At 7:15, he peered down the iron gunsight of his Kalashnikov and surveyed the crowd of concertgoers. There must have been 600 people, bloated on pale ale, milling like cattle, and blissfully unaware.

At 7:22, Edwin began to daydream about what his life might have been if he had made different choices. He should have stayed home instead of going to college. He should have gone to trade school, gone to church, and married a nice homely girl down the street. He could have sired half a dozen children with one of those nice girls whose only goal in life was to love and be loved, to spin and nurse and cook and sing to the green valleys in the morning light. He imagined toiling happily in a machine shop that he would someday own, coming home for dinner every night, helping his little girl learn her spelling words for the next day’s quiz, breaking in a new baseball glove, standing outside in the backyard tossing two-seamers with his eldest boy, holding hands with his beloved wife as they sat in rocking chairs on the back porch with their hair graying, counting a thousand wrinkles from a thousand memories. This is what his grandfather had done, and his great-grandfather, and every man, more or less, from the dawn of time until now, before this accursed era had scrambled the friendly metaphysical radio signals of culture and morality down to nothing but pure static.
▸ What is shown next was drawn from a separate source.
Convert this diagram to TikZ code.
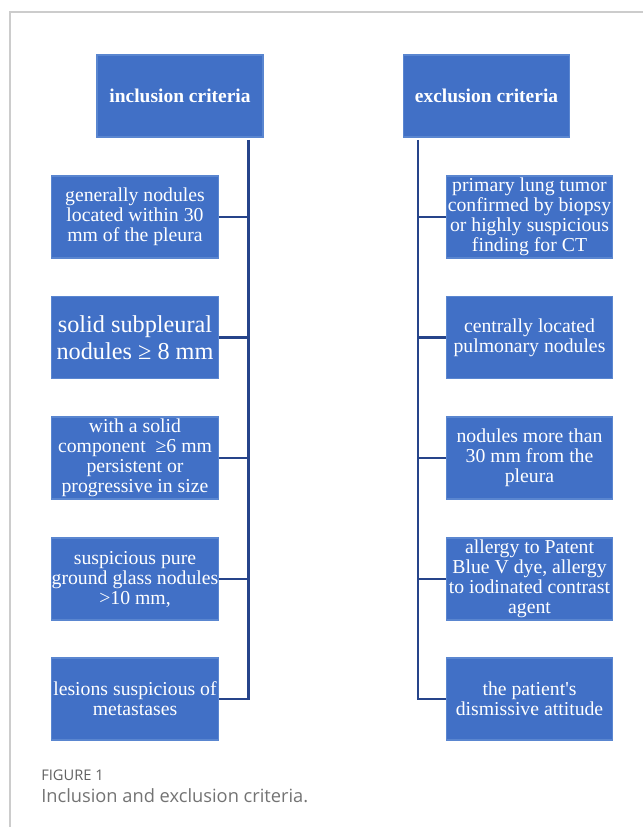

Edwin felt the steady prayer of inhalation and exhalation, and the weight of the Kalashnikov. It was 7:29.

At 7:30, Edwin attempted to remotely detonate the bomb hidden in the park bathroom. Nothing happened. He stared at his cellphone. For a week, he had studied Internet PDFs circulated by Islamic militants that explained how to build cellphone-operated explosive devices. The young Muslim gentlemen were frequently charming, lucid, and eager instructors. Assembly had not been difficult. What had gone wrong?

Frantically, he pulled the Kalashnikov back to his cheek and began scanning his surroundings.

Reaching his three o’clock position, he found it at last: a lump in the foliage 75 yards away. In a cold sweat, Edwin eased down the muzzle of his rifle and pulled up a pair of binoculars, rolling the center flywheel for dear life. Someone else was bedded down in the shrubbery, camouflaged, hat pulled low, looking through the scope of a Remington M24 directly at his position. She whispered something in the shadows, and Edwin would have recognized those lips anywhere: the Lady in White.

How could he have known she was in counterterrorism? He pulled the binoculars away from his face, shivered, and felt his eyes well with tears. Her first bullet ripped through his left breast, splintering a rib and shredding the aorta and pulmonary valves completely, and that was all.